The handful of 2016 orders represent the marketplace’s early months — thin enough that seasonality analysis should restrict to the full-year windows 2017 and 2018.
Summary
unique_customers = customers.select("customer_unique_id").distinct().count()
mql_count = row_counts["mql"]
closed_count = row_counts["closed_deals"]
summary = pd.DataFrame([
("Total orders", f"{row_counts['orders']:,}"),
("Delivered orders", f"{orders.filter(F.col('order_status') == 'delivered').count():,}"),
("Unique customers", f"{unique_customers:,}"),
("Unique sellers", f"{row_counts['sellers']:,}"),
("Unique products", f"{row_counts['products']:,}"),
("Product categories (PT)", f"{products.select('product_category_name').distinct().count():,}"),
("E-commerce date range", "Sep 2016 – Aug 2018"),
("MQLs", f"{mql_count:,}"),
("Closed deals", f"{closed_count:,}"),
("Funnel date range", "Jun 2017 – Jun 2018"),
], columns=["metric", "value"])
summary.style.hide(axis="index")| metric | value |
|---|---|
| Total orders | 99,441 |
| Delivered orders | 96,478 |
| Unique customers | 96,096 |
| Unique sellers | 3,095 |
| Unique products | 32,951 |
| Product categories (PT) | 74 |
| E-commerce date range | Sep 2016 – Aug 2018 |
| MQLs | 8,000 |
| Closed deals | 842 |
| Funnel date range | Jun 2017 – Jun 2018 |
The e-commerce data shows a near-zero repeat-purchase rate — roughly 100 000 orders across 96 000 unique customers.
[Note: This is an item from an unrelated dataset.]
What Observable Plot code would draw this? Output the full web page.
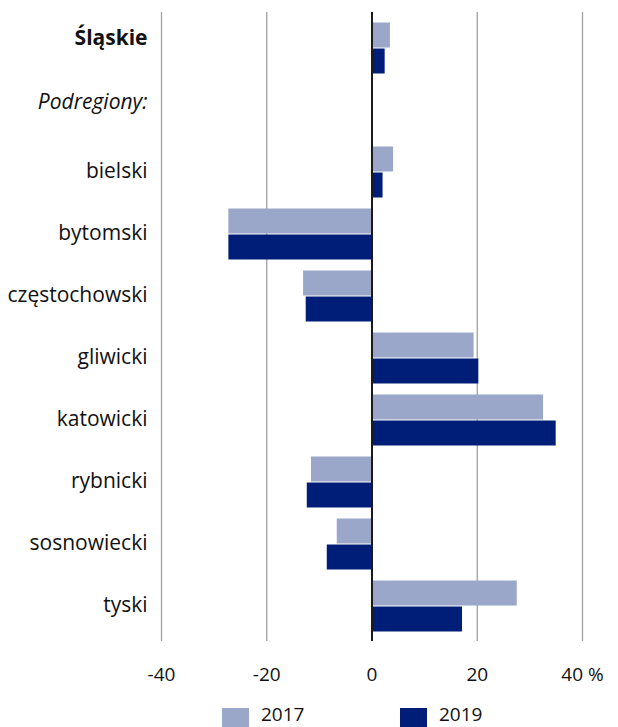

Most customers bought once and never returned, which is structurally different from subscription or high-frequency retail data. This shapes how we interpret retention metrics: “churned” means something different here.
The funnel data tells the seller side: ~8 000 MQLs, a fraction of which became the sellers visible in the e-commerce data.